The reason? Officials say the new wireless signals could hamper the effectiveness of equipment on planes and helicopters used to track aircraft altitude.

Billions lost in flight disruptions

With a Jan. 5 launch day looming, the White House, industry groups, and aviation regulators are rushing to come to some form of agreement. To help out, AT&T and Verizon have offered power reductions in their new 5G services, but the aviation industry says those cuts are “inadequate.”

Aviation trade group Airlines for America says the 5G conflict could cost as much as $2.1 billion in flight disruptions. 

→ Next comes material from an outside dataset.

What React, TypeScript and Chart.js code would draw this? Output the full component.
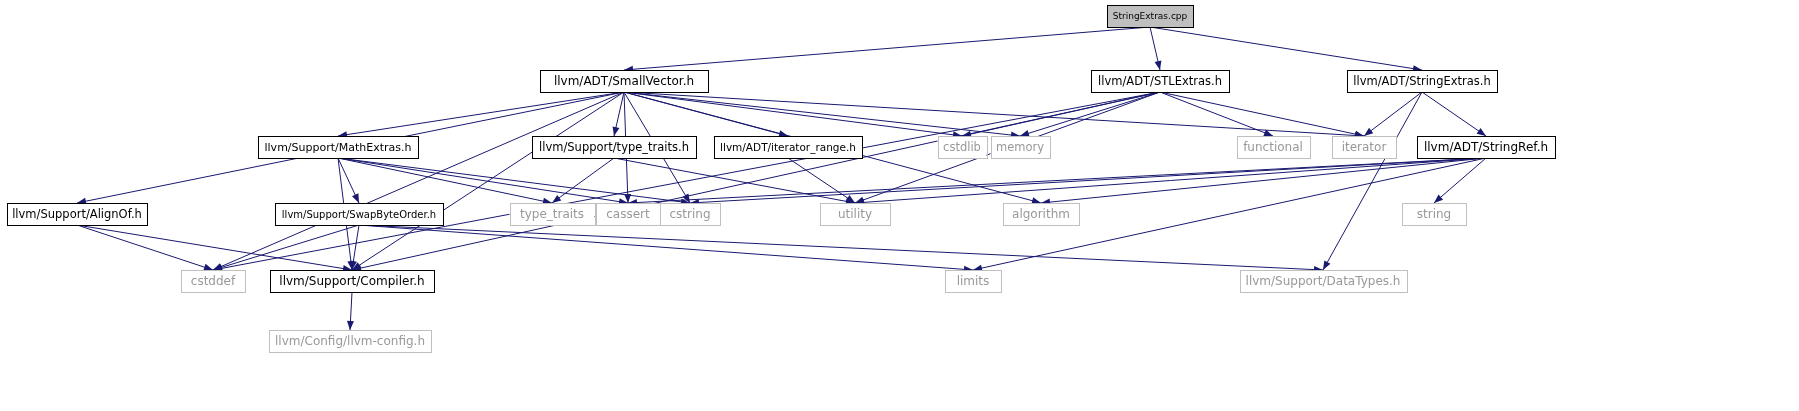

“If you were to ask us what our number one concern is in the near term, it is the deployment of 5G,” Southwest Airlines’ Chief Executive Officer Gary Kelly said in testimony given at a Senate hearing earlier this month. 

Unfounded fears?

While many airline officials continue to worry about this issue, some people in the wireless industry say fears about 5G are completely unfounded.

“The aviation industry’s fear-mongering relies on completely discredited information and deliberate distortions of fact,” Nick Ludlum, a senior vice president at the trade group CTIA, which includes AT&T and Verizon as members, told Bloomberg News. “5G operates safely and without causing harmful interference to aviation operations in nearly 40 countries around the world,” Ludlum said. “U.S. airlines fly in and out of these countries every day.”

Only weeks ago, the Federal Aviation Administration (FAA) was concerned about interference from the 5G wireless spectrum, but it now believes the expansion of 5G and aviation can safely co-exist.

“Today, we took an important step toward that goal by issuing two airworthiness directives to provide a framework and to gather more information to avoid potential effects on aviation safety equipment,” the agency said in a statement. “The FAA is working closely with the Federal Communications Commission and wireless companies, and has made progress toward safely implementing the 5G expansion. We are confident with ongoing collaboration we will reach this shared goal.”